Marc Rettig
Managing Principal at Fit Associates
Clearleft Says
Marc Rettig has been a big name in the industry for many years now. The whole Clearleft team gathered in our meeting room recently to watch and discuss his most recent talk on fostering design culture. The resulting debate was electric, so we couldn’t resist bringing him over to London and sharing his thoughts with you.
A frontier for designers: cultures of creativity
It’s one thing to hire more designers, but how do we put in place the conditions necessary for the design process to come to life in our teams and organisations? It’s one thing to be a good designer, but how do we equip ourselves to affect the way our organisation sees and conducts its work? Do we need design-driven organisations, or profoundly creative organisations? What’s the difference? To shed light on these questions and invite you to consider how they relate to your work and your career, Marc Rettig will draw on current efforts in large companies, trends in social innovation and leadership, and return to an old and profoundly deep view of the creative process.
Dialogue facilitation: a tool for research and team impact
Design and design research efforts are effective to the extent that they impact the organisation. We could say that the work of design is conversational: the quality of the result is dependent on the quality of the conversation we moderate between our organisation and the people for whom we create. Have the same old conversation with customers, have the same old conversation between your team and the rest of your organisation – get the same old results.
Too often, a team’s conversational arsenal is limited to enthusiastic vision, heartfelt persuasion, or plain old argument. This workshop is based on the premise that UX and design professionals can increase their effectiveness by expanding their kit of communication tools beyond observation and interviews, beyond meetings and presentations, advocacy, and persuasion. Let’s increase our portfolio of tools for fostering good conversation.
Happily, the world is providing us with a rich selection of additional tools. In this workshop, we will experience a few of them, and survey the larger landscape of organisational dialogue.
Activities and topics include:
- Collective story harvest
- World cafe
- The facilitation building block
- Situation modelling
- The continuum of communication – a design framework for influence and advocacy
You’ll come away with a sense of the wide range of methods for conversation design, and a personal experience of some of the methods. Workshop materials include an extended reading list and directory of online resources and facilitation guides.
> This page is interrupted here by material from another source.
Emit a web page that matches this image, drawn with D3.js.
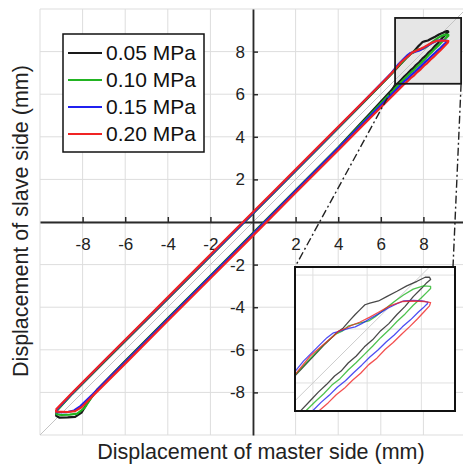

Please note... For this session, Marc will be looking for some volunteer storytellers. If you're thinking of attending his session and are intrigued about telling a story, you can take a look at these details. To apply to be a Storyteller Volunteer you can fill out the online form (scroll down!) beforehand and Marc will get it - or we'll have copies available on the day so you can head to the session a little early and prepare your story (also it's important to note that as all workshops are on a first come, first served basis, completing a form in advance does not guarantee entry, so please arrive in plenty of time to avoid disappointment).
About Marc Rettig
Marc equips organisations to work with the roots of social challenges, from organisational culture to product-life alignment. Through training and workshops, events and retreats, and extended coaching and support, his company Fit Associates helps leaders, teams and organisations deepen their creativity, align to a common purpose, and grow their ability to work systemically across the boundaries of silos and organisations. In addition to his work at Fit, Marc is on the faculty of the Masters in Design for Social Innovation program at the School of Visual Arts, and teaches in the Carnegie Mellon Graduate School of Design.
After a first career in software systems, Marc has spent twenty years as a designer of projects, interactions, products, services, experiences, and transformations. He has worked with corporations across a broad range of sectors, including Philips Home Health, Nissan, Microsoft, Comcast, Whirlpool, KitchenAid, Seagate, SAP, and numerous startup companies.
In the midst of it all, Marc plays at improving his cooking and photography skills from his home in Pittsburgh, returning whenever possible to his birthplace in Montana.